Friday, April 27, 2018

Ram Swarup e a visão hindu do Ocidente (parte 3)

Cristianismo, Islam e a intolerância

Os missionários cristãos estudavam o Islam para melhor converter. E dentro desse desconhecimento surgiu também algum reconhecimento. O profeta do Islam honrava Jesus, e declarava que o Deus de sua religião era o mesmo Deus de Moisés e Abraão. O Islam, assim, causava certa perplexidade nos missionários cristãos, pois, uma vez que o campo da 'Boa Nova' já estava definido, como explicar o surgimento de uma renovação disso? 

Os cristãos entenderam, por fim, que o Islam só poderia ser uma corrupção da mensagem cristã. Maomé provavelmente teria entrado em contato com um versão idolátrica e supersticiosa do Cristianismo que existia na Arábia, e a partir dessa versão, formou sua religião.  Ram Swarup cita o famoso sanscritista e agente missionário Max Muller para ilustrar essa compreensão:
"Se ao menos Maomé, iludido e de espírito efervescente, cuja alma agitou-se ao ver seus compatriotas absorvidos na idolatria, tivesse sido levado a associar-se com uma forma mais pura da Cristandade [...] ele poderia ter morrido como mártir pela verdade, a Ásia poderia contar com milhões de cristãos, e o nome de Santo Maomé poderia estar no calendário de nosso livro comum de preces. Pense então, a diferença na presente condição do mundo asiático, se o fogo da eloquência de Maomé houvesse sido exercida em favor da verdadeira Cristandade" 
O Islam e a Cristandade lutaram com a espada. Durante muito tempo. Contudo, quando essa opção foi se esgotando, por diversas razões históricas, não foi só o Cristianismo que teve de se adaptar. O ataque ao Islam vinha agora por meio da apologética. E os muçulmanos com o tempo tiveram de aprender também essa tecnologia. 

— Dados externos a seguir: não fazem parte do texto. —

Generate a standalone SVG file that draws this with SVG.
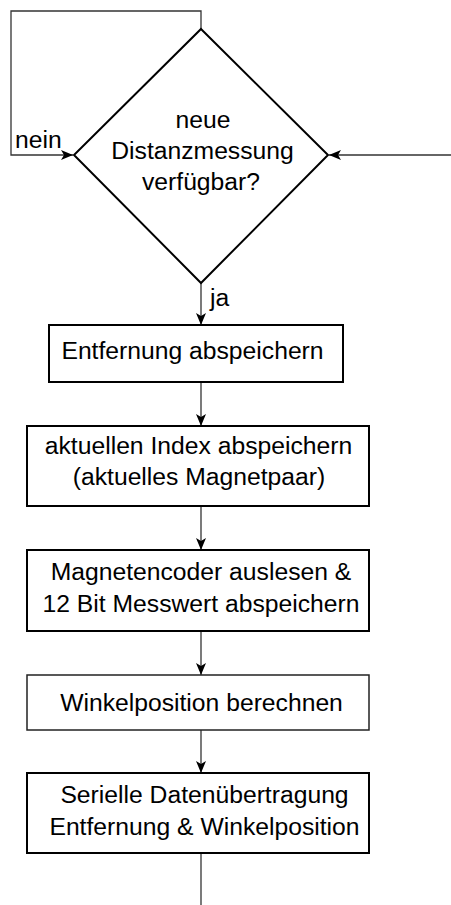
<svg xmlns="http://www.w3.org/2000/svg" width="451" height="905" viewBox="0 0 451 905">
<style>
text{font-family:"Liberation Sans",Arial,sans-serif;font-size:24.7px;fill:#000;text-anchor:middle}
.box{fill:#fff;stroke:#000;stroke-width:2}
.thin{stroke:#222;stroke-width:1.5}
.dia{fill:#fff;stroke:#000;stroke-width:2}
.con{fill:none;stroke:#333;stroke-width:1.3}
.arr{marker-end:url(#ah)}
</style>
<defs>
<marker id="ah" viewBox="0 0 12 10" refX="12" refY="5" markerWidth="12" markerHeight="10" markerUnits="userSpaceOnUse" orient="auto">
<path d="M0,0 L12,5 L0,10 L3,5 Z" fill="#000"/>
</marker>
</defs>
<rect width="451" height="905" fill="#fff"/>
<g id="connectors">
<path class="con" d="M201,29 V11 H11 V155 H73"/>
<path class="con arr" d="M451,155 H329"/>
<path class="con arr" d="M201,283 V325"/>
<path class="con arr" d="M201,382 V426"/>
<path class="con arr" d="M201,506 V550"/>
<path class="con arr" d="M201,631 V675"/>
<path class="con arr" d="M201,730 V773"/>
<path class="con" d="M201,853 V905"/>
<path d="M73,155 L61,150 L64,155 L61,160 Z" fill="#000"/>
<text x="15" y="148" style="text-anchor:start">nein</text>
<text x="210" y="306" style="text-anchor:start">ja</text>
</g>
<g id="decision">
<polygon class="dia" points="201,29 328,155 201,283 74,155"/>
<text x="203" y="128">neue</text>
<text x="202.5" y="159">Distanzmessung</text>
<text x="201" y="190">verfügbar?</text>
</g>
<g id="box1">
<rect class="box" x="49" y="325" width="294" height="57"/>
<text x="192.5" y="359">Entfernung abspeichern</text>
</g>
<g id="box2">
<rect class="box" x="27" y="426" width="342" height="80"/>
<text x="198.5" y="454">aktuellen Index abspeichern</text>
<text x="199" y="485">(aktuelles Magnetpaar)</text>
</g>
<g id="box3">
<rect class="box" x="27" y="550" width="342" height="81"/>
<text x="201" y="580">Magnetencoder auslesen &amp;</text>
<text x="201" y="611.5">12 Bit Messwert abspeichern</text>
</g>
<g id="box4">
<rect class="box thin" x="27" y="675" width="342" height="55"/>
<text x="201.5" y="710.5">Winkelposition berechnen</text>
</g>
<g id="box5">
<rect class="box" x="27" y="773" width="342" height="80"/>
<text x="204.5" y="803">Serielle Datenübertragung</text>
<text x="204.5" y="835">Entfernung &amp; Winkelposition</text>
</g>
</svg>
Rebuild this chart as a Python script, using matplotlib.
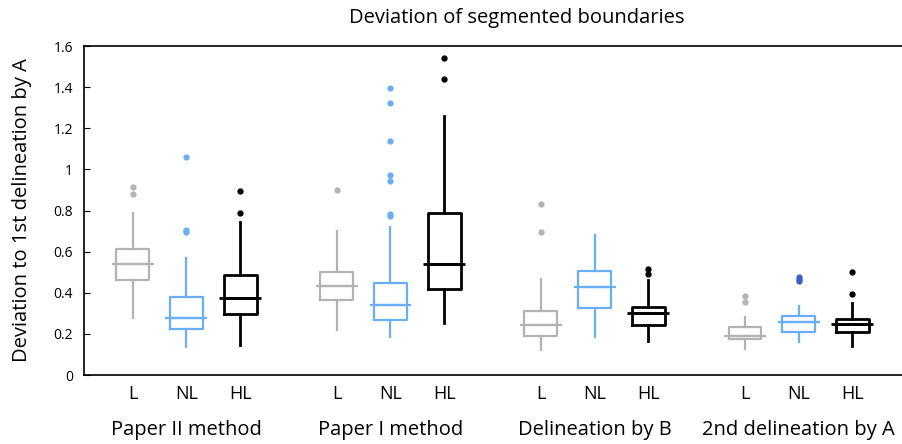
import matplotlib
matplotlib.use('Agg')
import matplotlib.pyplot as plt
import matplotlib.transforms as mtransforms

plt.rcParams['font.family'] = ['Open Sans', 'DejaVu Sans']

groups = ['Paper II method', 'Paper I method', 'Delineation by B', '2nd delineation by A']
kinds = ['L', 'NL', 'HL']
colors = ['#b3b3b3', '#6aaef5', '#000000']

# whisker low, box low, median, box high, whisker high  (per group, per kind)
whislo = [[0.279, 0.138, 0.146], [0.219, 0.186, 0.251], [0.122, 0.185, 0.167], [0.128, 0.162, 0.141]]
q1 = [[0.462, 0.224, 0.297], [0.363, 0.267, 0.420], [0.190, 0.324, 0.242], [0.173, 0.211, 0.211]]
med = [[0.541, 0.277, 0.373], [0.434, 0.340, 0.541], [0.242, 0.426, 0.300], [0.191, 0.258, 0.250]]
q3 = [[0.613, 0.381, 0.485], [0.499, 0.447, 0.790], [0.311, 0.507, 0.332], [0.235, 0.287, 0.274]]
whishi = [[0.790, 0.567, 0.743], [0.700, 0.721, 1.260], [0.465, 0.681, 0.462], [0.284, 0.337, 0.352]]
fliers = [
    [[0.916, 0.879], [1.062, 0.705, 0.694], [0.897, 0.790]],
    [[0.898], [1.398, 1.323, 1.138, 0.971, 0.942, 0.783, 0.772], [1.540, 1.440]],
    [[0.830, 0.694], [], [0.514, 0.491]],
    [[0.384, 0.357], [0.475, 0.465, 0.455], [0.503, 0.394]],
]
flier_colors = ['#b3b3b3', '#6aaef5', '#000000']

fig = plt.figure(figsize=(9.03, 4.44), dpi=100)
ax = fig.add_axes([84 / 903, 1 - 375 / 444, 1 - 84 / 903, (375 - 46) / 444])

group_step = 3.8
first = 0.907
tick_pos = []
tick_lab = []
for g in range(len(groups)):
    for k in range(3):
        pos = first + g * group_step + k
        st = {'whislo': whislo[g][k], 'q1': q1[g][k], 'med': med[g][k],
              'q3': q3[g][k], 'whishi': whishi[g][k], 'fliers': fliers[g][k]}
        c = colors[k]
        fc = '#3a5fc8' if (g == 3 and k == 1) else flier_colors[k]
        lw = 2.0 if k == 2 else 1.6
        ax.bxp([st], positions=[pos], widths=0.61, showcaps=False, manage_ticks=False,
               boxprops=dict(color=c, linewidth=lw),
               whiskerprops=dict(color=c, linewidth=lw),
               medianprops=dict(color=c, linewidth=lw),
               flierprops=dict(marker='o', markersize=3.5, markerfacecolor=fc,
                               markeredgecolor=fc, linestyle='none'))
        # wider median line
        ax.plot([pos - 0.39, pos + 0.39], [med[g][k]] * 2, color=c, linewidth=lw,
                solid_capstyle='butt')
        tick_pos.append(pos)
        tick_lab.append(kinds[k])

ax.set_xlim(0, 15.25)
ax.set_ylim(0, 1.6)
ax.set_yticks([0, 0.2, 0.4, 0.6, 0.8, 1.0, 1.2, 1.4, 1.6])
ax.set_yticklabels(['0', '0.2', '0.4', '0.6', '0.8', '1', '1.2', '1.4', '1.6'])
ax.tick_params(axis='y', direction='in', length=4, labelsize=10, pad=8)
ax.set_xticks(tick_pos)
ax.set_xticklabels(tick_lab, fontsize=13)
ax.tick_params(axis='x', length=0, pad=7)
ax.spines['right'].set_visible(False)
for s in ['left', 'top', 'bottom']:
    ax.spines[s].set_linewidth(1.2)

trans = mtransforms.blended_transform_factory(ax.transData, fig.transFigure)
for g, name in enumerate(groups):
    ax.text(first + g * group_step + 1, 1 - 430 / 444, name, transform=trans,
            ha='center', va='center', fontsize=14.5)

ax.set_ylabel('Deviation to 1st delineation by A', fontsize=14.5, labelpad=15)
fig.text(517 / 903, 1 - 18 / 444, 'Deviation of segmented boundaries', ha='center', va='center',
         fontsize=14.5)

fig.savefig('out.png', dpi=100)
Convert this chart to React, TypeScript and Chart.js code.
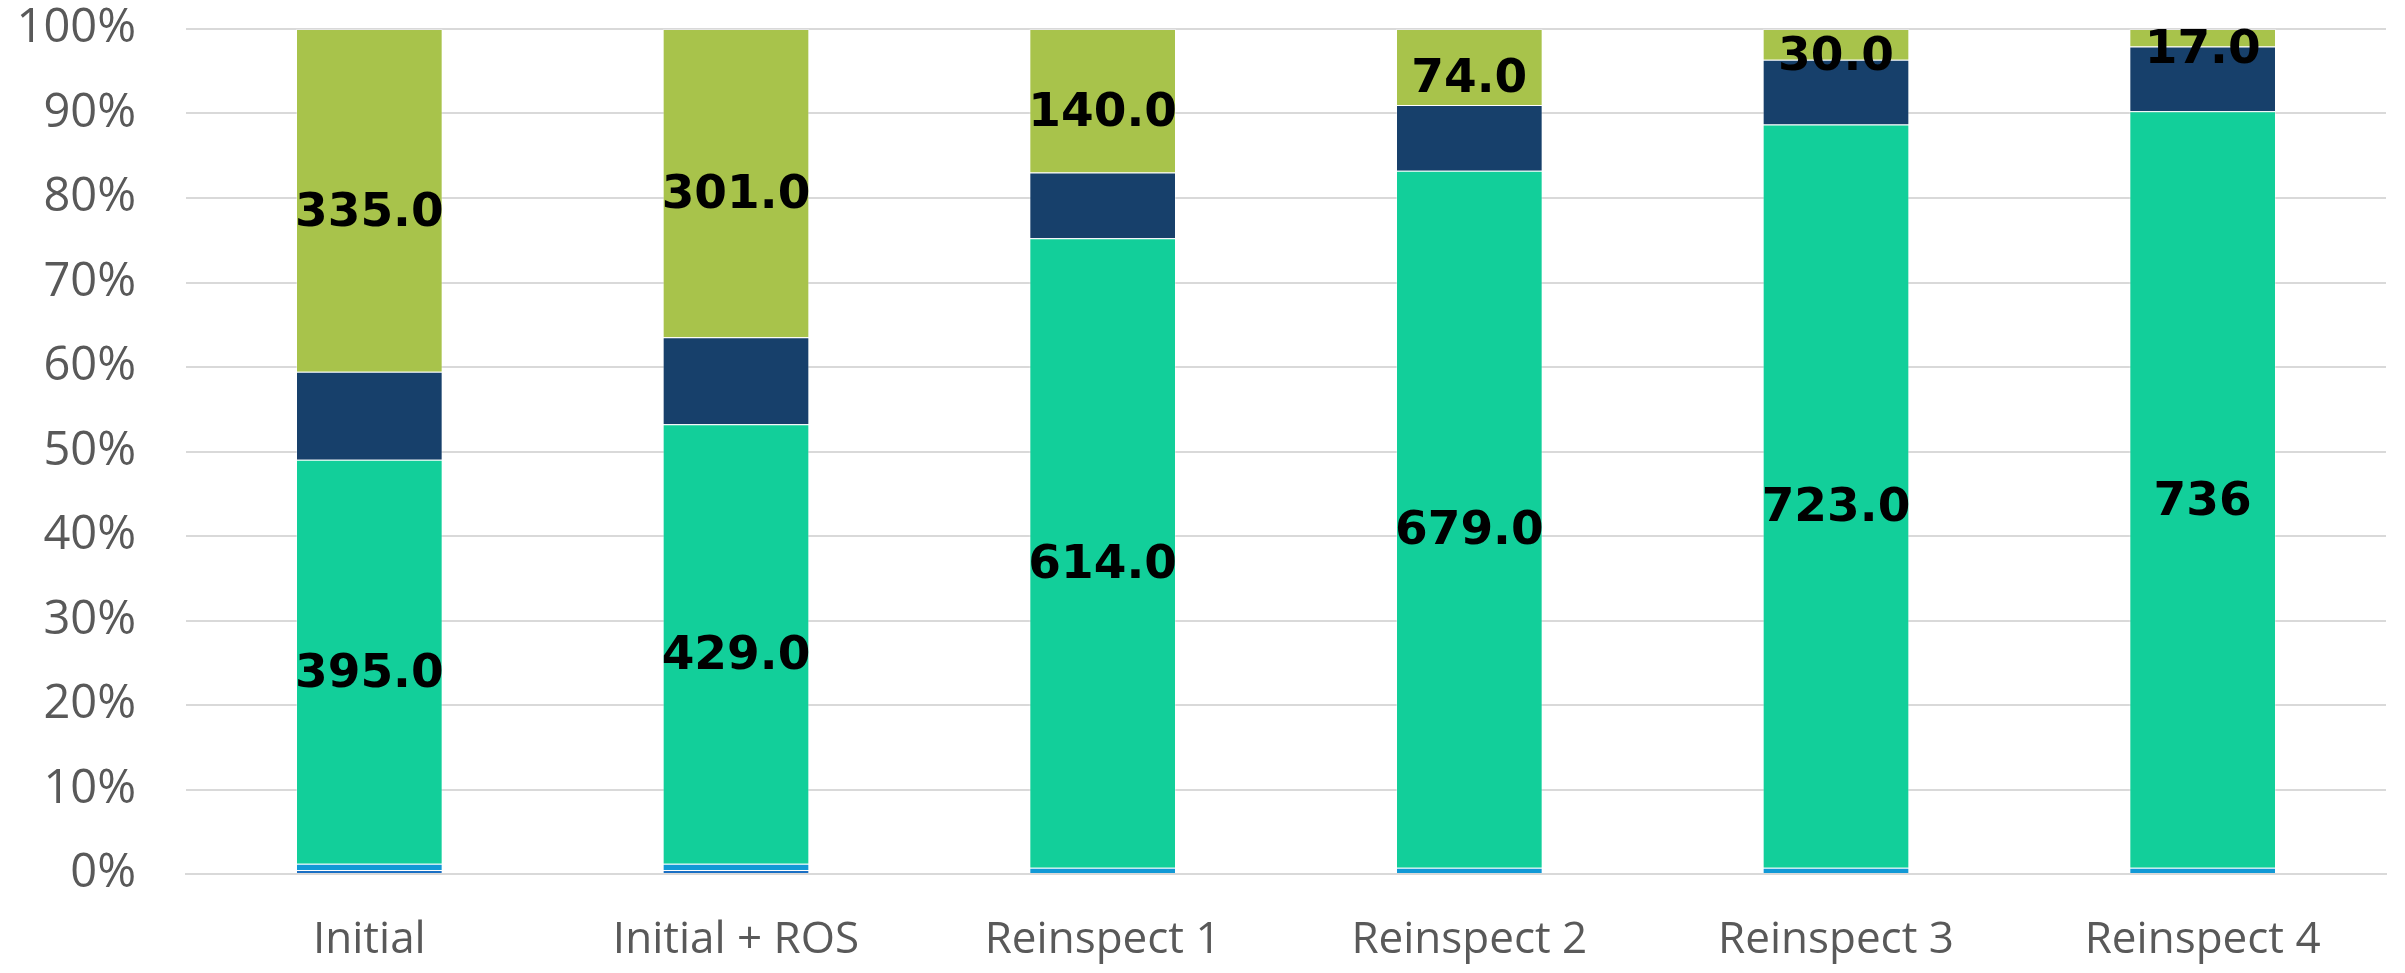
import React, { useEffect, useRef } from "react";
import { Chart, registerables } from "chart.js";

Chart.register(...registerables);

const categories = ["Initial", "Initial + ROS", "Reinspect 1", "Reinspect 2", "Reinspect 3", "Reinspect 4"];
const darkBlueValues = [4, 4, 0, 0, 0, 0];
const lightBlueValues = [6, 6, 6, 6, 6, 6];
const tealValues = [395, 429, 614, 679, 723, 736];
const navyValues = [86, 85, 64, 64, 63, 63];
const greenValues = [335, 301, 140, 74, 30, 17];
const tealLabels = ["395.0", "429.0", "614.0", "679.0", "723.0", "736"];
const greenLabels = ["335.0", "301.0", "140.0", "74.0", "30.0", "17.0"];

const totals = categories.map(
  (_, i) => darkBlueValues[i] + lightBlueValues[i] + tealValues[i] + navyValues[i] + greenValues[i]
);
const pct = (arr: number[]) => arr.map((v, i) => (v / totals[i]) * 100);

const labelPlugin = {
  id: "segLabels",
  afterDatasetsDraw(chart: any) {
    const ctx = chart.ctx;
    const sets: [number, string[]][] = [
      [2, tealLabels],
      [4, greenLabels],
    ];
    ctx.save();
    ctx.font = "bold 47px 'DejaVu Sans'";
    ctx.fillStyle = "#000000";
    ctx.textAlign = "center";
    ctx.textBaseline = "middle";
    for (const [dsIndex, labels] of sets) {
      const meta = chart.getDatasetMeta(dsIndex);
      meta.data.forEach((el: any, i: number) => {
        const { x, y, base } = el.getProps(["x", "y", "base"], true);
        ctx.fillText(labels[i], x, (y + base) / 2 + 13);
      });
    }
    ctx.restore();
  },
};

export default function App() {
  const ref = useRef<HTMLCanvasElement | null>(null);
  useEffect(() => {
    document.body.style.margin = "0";
    document.body.style.overflow = "hidden";
    if (!ref.current) return;
    const border = "rgba(255,255,255,0.35)";
    const chart = new Chart(ref.current, {
      type: "bar",
      data: {
        labels: categories,
        datasets: [
          { label: "A", data: pct(darkBlueValues), backgroundColor: "#1a6fc4", borderColor: border, borderWidth: 1 },
          { label: "B", data: pct(lightBlueValues), backgroundColor: "#1199d6", borderColor: border, borderWidth: 1 },
          { label: "C", data: pct(tealValues), backgroundColor: "#12cf9a", borderColor: border, borderWidth: 1 },
          { label: "D", data: pct(navyValues), backgroundColor: "#17406b", borderColor: border, borderWidth: 1 },
          { label: "E", data: pct(greenValues), backgroundColor: "#a8c34b", borderColor: border, borderWidth: 1 },
        ],
      },
      options: {
        animation: false,
        responsive: false,
        devicePixelRatio: 1,
        layout: { padding: { top: 29, right: 19, left: 0, bottom: 0 } },
        datasets: { bar: { barPercentage: 0.4, categoryPercentage: 1 } },
        plugins: { legend: { display: false }, tooltip: { enabled: false } },
        scales: {
          x: {
            stacked: true,
            grid: { display: false, drawTicks: false },
            border: { display: true, color: "#d9d9d9", width: 2 },
            ticks: {
              color: "#595959",
              font: { family: "'Open Sans'", size: 44 },
              padding: 40,
              maxRotation: 0,
            },
            afterFit: (s: any) => {
              s.height = 99;
              s.paddingLeft = 0;
              s.paddingRight = 0;
            },
          },
          y: {
            stacked: true,
            min: 0,
            max: 100,
            grid: { color: "#d9d9d9", lineWidth: 2, drawTicks: false },
            border: { display: false },
            ticks: {
              stepSize: 10,
              color: "#595959",
              font: { family: "'Open Sans'", size: 47 },
              padding: 50,
              callback: (v: any) => v + "%",
            },
            afterFit: (s: any) => {
              s.width = 186;
              s.paddingTop = 0;
              s.paddingBottom = 0;
            },
          },
        },
      },
      plugins: [labelPlugin],
    });
    return () => chart.destroy();
  }, []);
  return (
    <div style={{ width: 2405, height: 973 }}>
      <canvas ref={ref} width={2405} height={973} style={{ display: "block" }} />
    </div>
  );
}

Logo os cristãos tentavam provar a veracidade de Cristo segundo o Corão, e os muçulmanos respondiam buscando demonstrar a veracidade do Islam segundo a Bíblia. Para o muçulmano, o Cristianismo era um Islam sem Maomé, e para os cristãos, se Maomé já aceitava o Cristo em sua nobreza e até em seu papel escatológico, faltava pouco para que os muçulmanos também o aceitassem como Filho Único de Deus e salvador. Ambos acreditavam no mesmo Deus, e disputavam o mesmo trono, onde só um poderia permanecer.

Um dos aspectos curiosos dessa nova fase, apologética, é que ambos os lados eram estritamente racionais em relação a fé do outro, sem aplicar a mesma racionalidade para si mesmos. O muçulmanos gostavam, por exemplo, de apropriar-se das críticas do humanismo e racionalismo ao Cristianismo, sem contudo utilizá-las para si mesmo. Além da ausência de autocrítica de ambos os lados, algumas premissas sempre foram mantidas, como o fato de que ambos lutavam pela legitimidade de terem um 'medium' exclusivo entre Deus e a humanidade, compartilhando o mesmo desprezo aos chamados pagãos ou infiéis, e eram ambos contra a chamada 'idolatria' que caracterizava as religiões não-semíticas.

Swarup nota que os judeus, pais espirituais das duas tradições, inicialmente não eram monoteístas. Eles tinham seus deuses tribais, que brigavam entre si, mas que não pretendiam inicialmente um exclusivismo ou universalismo tão marcado.  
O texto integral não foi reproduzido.